Die Justizverwaltung betont zudem: Bevor Geld in die Stadtkasse fließe, würden erstmal mögliche Opfer der Straftaten finanziell entschädigt, das seien oft erhebliche Millionen-Beträge. Und dann noch dies: Verfahren zur Vermögenabschöpfung liefen oft jahrelang, da könne man nicht genau sagen, wann Geld reinkomme. Einzelne Zahlen aus einzelnen Jahren solle man deshalb nicht als Erfolg oder Misserfolg werten, so Badenberg.
Der Linken-Abgeordnete Sebastian Schlüsselburg erkennt an, dass Vermögensabschöpfung ein schwieriges Geschäft ist: "Weil auch die kriminelle Seite, die Organisierte Kriminalität, besser darin wird, ihre Vermögenswerte zu verschleiern und dem Zugriff der Staatsanwaltschaft zu entziehen."
Schlüsselburg, sonst oft sehr kritisch unterwegs, bewertet die Arbeit der Staatsanwaltschaft als gut und lobt die Senatorin dafür, dass mehr Personal für den Kampf gegen die Organisierte Kriminalität inklusive Vermögenseinziehung bewilligt wurde. Allerdings ist ein Großteil der mehr als drei Dutzend neuen Stellen noch nicht besetzt:
"Was auf keinen Fall passieren darf, ist, dass wir die Personaldecke einfrieren auf dem jetzigen Niveau oder Gott bewahre auch noch absenken, da gibt’s ja auch Diskussionen aufgrund der schwierigen Haushaltssituation. Das darf auf keinen Fall passieren", sagt Schlüsselburg.
Kritik übt der Linken-Abgeordnete, weil eine Zentralstelle der Berliner Staatsanwaltschaft, die schon 2018 eingerichtet wurde, um beschlagnahmte Krypto-Währungen von Kriminellen zu verwerten, bisher nicht wirklich arbeitsfähig ist. Denn noch fehlt eine Partner-Bank, bei der das Krypto-Geld in Euro eingewechselt werden kann. Ein Vertragsabschluss stehe aber unmittelbar bevor, beruhigt Justiz-Sprecher Büchner - und ergänzt: "Das Geld haben wir ja. Es ist nach wie vor vorhanden, es ist von uns blockiert. Insofern brennt da nichts an."
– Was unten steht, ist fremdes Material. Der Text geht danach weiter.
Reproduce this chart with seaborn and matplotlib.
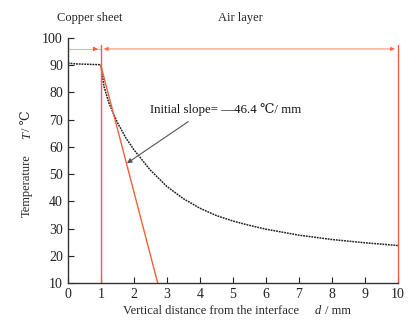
import numpy as np
import pandas as pd
import matplotlib
matplotlib.use("Agg")
import matplotlib.pyplot as plt
import seaborn as sns

# data
copper_d = [0.0, 0.25, 0.5, 0.75, 1.0]
copper_T = [90.8, 90.5, 90.4, 90.3, 90.2]
air_d = [1.0, 1.1, 1.25, 1.5, 1.75, 2.0, 2.5, 3.0, 3.5, 4.0, 4.5, 5.0, 5.5, 6.0, 7.0, 8.0, 9.0, 10.0]
air_T = [90.0, 82.0, 76.0, 69.0, 63.5, 59.0, 51.5, 45.5, 41.0, 37.5, 34.8, 32.8, 31.2, 29.8, 27.6, 26.0, 24.8, 23.8]
slope = -46.4
tangent_d = [1.0, 1.0 + (10 - 90.0) / slope]
tangent_T = [90.0, 10.0]
boundaries = [1.0, 10.0]
xticks = list(range(0, 11))
yticks = list(range(10, 101, 10))

sns.set_style("ticks")
plt.rcParams['font.family'] = ['Liberation Serif', 'DejaVu Serif']

W, H = 411, 328
fig = plt.figure(figsize=(W / 100, H / 100), dpi=100)
ax = fig.add_axes([0.165, 0.137, 0.803, 0.747])

df = pd.DataFrame({"d": copper_d + air_d, "T": copper_T + air_T})
sns.lineplot(data=df, x="d", y="T", ax=ax, color="#222222", lw=1.1,
             linestyle=(0, (1.2, 0.6)), sort=False, estimator=None)

red = "#f0603c"
sns.lineplot(x=tangent_d, y=tangent_T, ax=ax, color=red, lw=1.0, estimator=None)
for b in boundaries:
    ax.plot([b, b], [10, 97.5], color=red, lw=1.0, clip_on=False)
ax.plot([0, 1], [96, 96], color=red, lw=0.8, alpha=0.5, clip_on=False)
ax.annotate("", xy=(1, 96), xytext=(0.75, 96),
            arrowprops=dict(arrowstyle="-|>", color=red, lw=0.8, mutation_scale=6), annotation_clip=False)
ax.annotate("", xy=(10, 96), xytext=(1, 96),
            arrowprops=dict(arrowstyle="<|-|>", color=red, lw=0.8, alpha=0.7, mutation_scale=6), annotation_clip=False)

ax.text(2.5, 73.6, "Initial slope= \u201446.4 \u2103/ mm", fontsize=9.3, ha="left", va="center",
        color="#111111")
ax.annotate("", xy=(1.79, 54.0), xytext=(3.65, 69.3),
            arrowprops=dict(arrowstyle="-|>", color="#555555", lw=0.8, mutation_scale=7, shrinkA=0, shrinkB=0))

def ft(x, y, s, **kw):
    fig.text(x / W, 1 - y / H, s, ha="center", va="center", **kw)

ft(90, 18, "Copper sheet", fontsize=9)
ft(240, 18, "Air layer", fontsize=9)

# axis labels built from pieces (italic symbols)
ft(211, 311, "Vertical distance from the interface", fontsize=9)
ft(318, 311, "d", fontsize=9, style="italic")
ft(338, 311, "/ mm", fontsize=9)
ft(27, 186, "Temperature", fontsize=9, rotation=90)
ft(27, 136, "T", fontsize=9, style="italic", rotation=90)
ft(27, 121, "/ \u2103", fontsize=9, rotation=90)

ax.set_xlim(0, 10)
ax.set_ylim(10, 100)
ax.set_xticks(xticks)
ax.set_yticks(yticks)
ax.tick_params(direction="in", length=4, width=0.8, labelsize=10, colors="#222222")
ax.set_xlabel("")
ax.set_ylabel("")
sns.despine(ax=ax)
for s in ["left", "bottom"]:
    ax.spines[s].set_color("#333333")
    ax.spines[s].set_linewidth(1.0)

fig.savefig("out.png", dpi=100)
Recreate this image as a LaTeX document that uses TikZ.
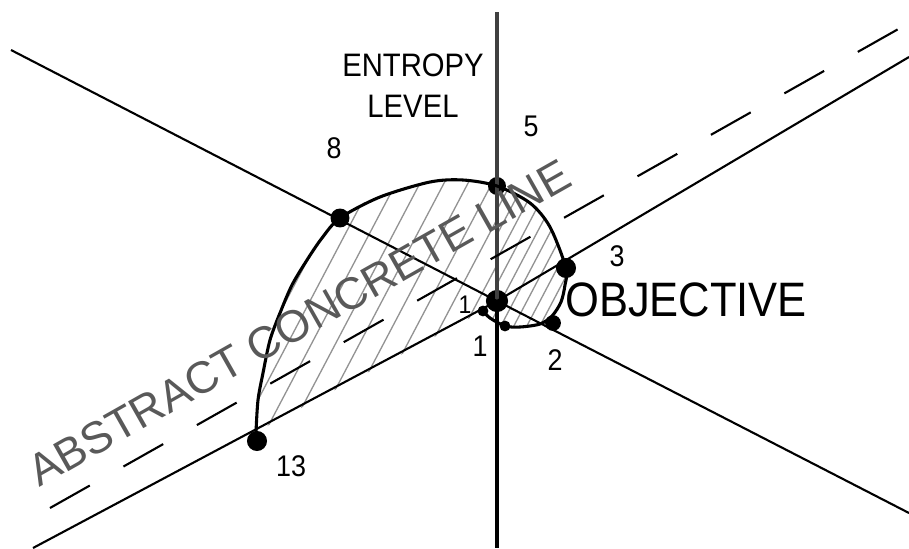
\documentclass[tikz,border=0pt]{standalone}
\usepackage{fontspec}
\setmainfont{Liberation Sans}
\newfontfamily\narrowfont[FakeStretch=0.9]{Liberation Sans}
\def\lobepath{plot[smooth, tension=0.5] coordinates {(256,432) (258,400) (263,373) (270,340) (280,313) (292,285) (307,260) (322,238) (340,218) (380,197) (430,182) (463,180) (497,186) (530,203) (550,227) (566,268) (565,285) (561,302) (552,316) (540,324) (520,327) (505,326) (490,318) (483,311)} -- (256,432) -- cycle}
\begin{document}
\begin{tikzpicture}[x=0.02cm, y=-0.02cm,
    every node/.style={inner sep=0pt},
    dot/.style={circle, fill, minimum size=#1},
    ray/.style={line width=1.2pt},
    hatch/.style={gray!85, line width=0.75pt},
    curve/.style={line width=1.75pt},
    num/.style={font=\narrowfont\fontsize{17}{20}\selectfont}]
    \useasboundingbox (0,0) rectangle (909,548);
    % hatching inside the lobe
    \begin{scope}
        \clip \lobepath;
        \clip (0,0) rectangle (497,548);
        \foreach \x in {60,84,...,420} \draw[hatch] (\x,548) -- ++(300,-570);
    \end{scope}
    \begin{scope}
        \clip \lobepath;
        \clip (497,0) rectangle (909,548);
        \foreach \x in {280,293,...,480} \draw[hatch] (\x,548) -- ++(300,-570);
    \end{scope}
    % points
    \node[dot=12.6pt] (o) at (497,301) {};
    \node[dot=11.4pt] (p13) at (257,441) {};
    \node[dot=10.8pt] (p8) at (340,218) {};
    \node[dot=10.2pt] (p5) at (497,186) {};
    \node[dot=11.4pt] (p3) at (566,268) {};
    \node[dot=9pt] (p2) at (553,323) {};
    \node[dot=6.2pt] (q1) at (483,311) {};
    \node[dot=6.2pt] (q0) at (505,326) {};
    % free ends of the lines
    \coordinate (vtop) at (497,12);
    \coordinate (vbot) at (497,548);
    \coordinate (dl) at (11,50);
    \coordinate (dr) at (909,513);
    \coordinate (al) at (33,548);
    \coordinate (ar) at (909,57);
    \coordinate (sl) at (50,508);
    \coordinate (sr) at (909,23);
    \draw[line width=2pt, black!75] (vtop) -- (o.center);
    \draw[line width=2pt] (o.center) -- (vbot);
    \draw[ray] (dl) -- (o.center) -- (dr);
    \draw[ray] (al) -- (o.center) -- (ar);
    \draw[ray, dash pattern=on 26pt off 22pt] (sl) -- (sr);
    \draw[curve] plot[smooth, tension=0.5] coordinates {(256,432) (258,400) (263,373) (270,340) (280,313) (292,285) (307,260) (322,238) (340,218) (380,197) (430,182) (463,180) (497,186) (530,203) (550,227) (566,268) (565,285) (561,302) (552,316) (540,324) (520,327) (505,326) (490,318) (483,311)};
    % labels
    \node[align=center, font=\narrowfont\fontsize{18.5}{23.2}\selectfont] (entropy) at (413,86) {ENTROPY\\LEVEL};
    \node[anchor=west, font=\narrowfont\fontsize{27.5}{30}\selectfont] (objective) at (565,300) {OBJECTIVE};
    \node[rotate=29.5, text=black!65, font=\fontsize{25.5}{28}\selectfont] (abstract) at (299,323) {ABSTRACT CONCRETE LINE};
    \foreach \lab/\pos in {8/{334,148}, 5/{531,126}, 3/{617,256}, 2/{555,360}, 1/{480,346}, 13/{291,466}}
        \node[num] (n\lab) at (\pos) {\lab};
    \node[num, font=\narrowfont\fontsize{14.5}{16}\selectfont] (n1b) at (465,305) {1};
\end{tikzpicture}
\end{document}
Das vergangene Jahr hat gezeigt, wie schwierig es ist, vorherzusagen, wie viel Geld Berlin aus der Einziehung von illegalem Vermögen einnehmen kann. Die rot-grün-rote Regierung, die den Haushalt für 2023 verantwortete, hatte mit zehn Millionen gerechnet, letztlich wurden es eben nur knapp halb so viel.
Justizsenatorin Felor Badenberg bleibt trotzdem optimistisch. 25 Millionen Euro Einnahmen hat sie für dieses und nächstes Jahr angesetzt und auf die Frage, ob sie weiter davon ausgehe, dass dies erreichbar sei, antwortet die Verwaltung kurz und knapp: Ja.